**** SUPPLIED INFORMATION

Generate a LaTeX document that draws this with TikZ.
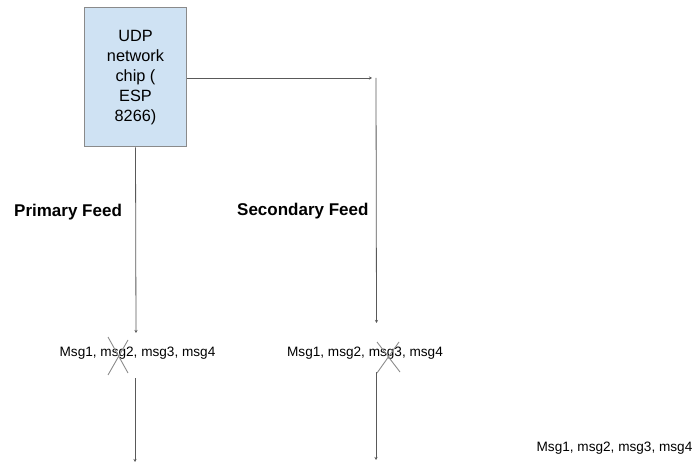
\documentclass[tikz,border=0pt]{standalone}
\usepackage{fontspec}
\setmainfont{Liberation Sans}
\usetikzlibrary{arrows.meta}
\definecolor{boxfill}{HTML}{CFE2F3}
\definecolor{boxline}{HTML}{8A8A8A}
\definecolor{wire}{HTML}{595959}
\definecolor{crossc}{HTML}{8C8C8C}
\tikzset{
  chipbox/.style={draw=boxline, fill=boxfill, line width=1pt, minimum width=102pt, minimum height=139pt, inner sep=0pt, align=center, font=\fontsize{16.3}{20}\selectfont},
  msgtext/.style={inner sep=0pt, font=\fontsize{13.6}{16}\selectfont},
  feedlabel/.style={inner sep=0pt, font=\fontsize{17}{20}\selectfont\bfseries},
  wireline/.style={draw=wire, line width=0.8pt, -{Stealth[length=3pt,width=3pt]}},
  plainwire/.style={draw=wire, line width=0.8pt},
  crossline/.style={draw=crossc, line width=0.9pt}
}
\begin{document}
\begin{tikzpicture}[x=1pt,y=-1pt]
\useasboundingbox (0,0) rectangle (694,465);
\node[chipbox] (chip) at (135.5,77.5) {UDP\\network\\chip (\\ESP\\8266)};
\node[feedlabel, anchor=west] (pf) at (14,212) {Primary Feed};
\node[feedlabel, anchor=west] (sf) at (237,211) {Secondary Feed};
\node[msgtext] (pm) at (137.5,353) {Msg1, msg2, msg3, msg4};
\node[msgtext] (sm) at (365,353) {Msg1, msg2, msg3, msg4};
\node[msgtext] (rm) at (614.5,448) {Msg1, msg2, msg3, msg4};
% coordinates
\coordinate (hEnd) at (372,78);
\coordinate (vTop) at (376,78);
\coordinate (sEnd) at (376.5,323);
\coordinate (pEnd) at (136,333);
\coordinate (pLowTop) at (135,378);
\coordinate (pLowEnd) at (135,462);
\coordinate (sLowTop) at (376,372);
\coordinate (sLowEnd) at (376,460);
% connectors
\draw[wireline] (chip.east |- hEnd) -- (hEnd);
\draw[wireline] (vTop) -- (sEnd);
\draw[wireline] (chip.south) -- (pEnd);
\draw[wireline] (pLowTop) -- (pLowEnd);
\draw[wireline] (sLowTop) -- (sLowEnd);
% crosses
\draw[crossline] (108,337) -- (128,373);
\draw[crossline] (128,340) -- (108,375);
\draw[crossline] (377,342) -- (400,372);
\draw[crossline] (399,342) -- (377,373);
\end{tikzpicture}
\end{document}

********

WHAT THIS TASK INVOLVES
Write out the listing above again, exactly, but with no pictures in the copy.

TASK RESPONSE
Generate a LaTeX document that draws this with TikZ.
\documentclass[tikz,border=0pt]{standalone}
\usepackage{fontspec}
\setmainfont{Liberation Sans}
\usetikzlibrary{arrows.meta}
\definecolor{boxfill}{HTML}{CFE2F3}
\definecolor{boxline}{HTML}{8A8A8A}
\definecolor{wire}{HTML}{595959}
\definecolor{crossc}{HTML}{8C8C8C}
\tikzset{
  chipbox/.style={draw=boxline, fill=boxfill, line width=1pt, minimum width=102pt, minimum height=139pt, inner sep=0pt, align=center, font=\fontsize{16.3}{20}\selectfont},
  msgtext/.style={inner sep=0pt, font=\fontsize{13.6}{16}\selectfont},
  feedlabel/.style={inner sep=0pt, font=\fontsize{17}{20}\selectfont\bfseries},
  wireline/.style={draw=wire, line width=0.8pt, -{Stealth[length=3pt,width=3pt]}},
  plainwire/.style={draw=wire, line width=0.8pt},
  crossline/.style={draw=crossc, line width=0.9pt}
}
\begin{document}
\begin{tikzpicture}[x=1pt,y=-1pt]
\useasboundingbox (0,0) rectangle (694,465);
\node[chipbox] (chip) at (135.5,77.5) {UDP\\network\\chip (\\ESP\\8266)};
\node[feedlabel, anchor=west] (pf) at (14,212) {Primary Feed};
\node[feedlabel, anchor=west] (sf) at (237,211) {Secondary Feed};
\node[msgtext] (pm) at (137.5,353) {Msg1, msg2, msg3, msg4};
\node[msgtext] (sm) at (365,353) {Msg1, msg2, msg3, msg4};
\node[msgtext] (rm) at (614.5,448) {Msg1, msg2, msg3, msg4};
% coordinates
\coordinate (hEnd) at (372,78);
\coordinate (vTop) at (376,78);
\coordinate (sEnd) at (376.5,323);
\coordinate (pEnd) at (136,333);
\coordinate (pLowTop) at (135,378);
\coordinate (pLowEnd) at (135,462);
\coordinate (sLowTop) at (376,372);
\coordinate (sLowEnd) at (376,460);
% connectors
\draw[wireline] (chip.east |- hEnd) -- (hEnd);
\draw[wireline] (vTop) -- (sEnd);
\draw[wireline] (chip.south) -- (pEnd);
\draw[wireline] (pLowTop) -- (pLowEnd);
\draw[wireline] (sLowTop) -- (sLowEnd);
% crosses
\draw[crossline] (108,337) -- (128,373);
\draw[crossline] (128,340) -- (108,375);
\draw[crossline] (377,342) -- (400,372);
\draw[crossline] (399,342) -- (377,373);
\end{tikzpicture}
\end{document}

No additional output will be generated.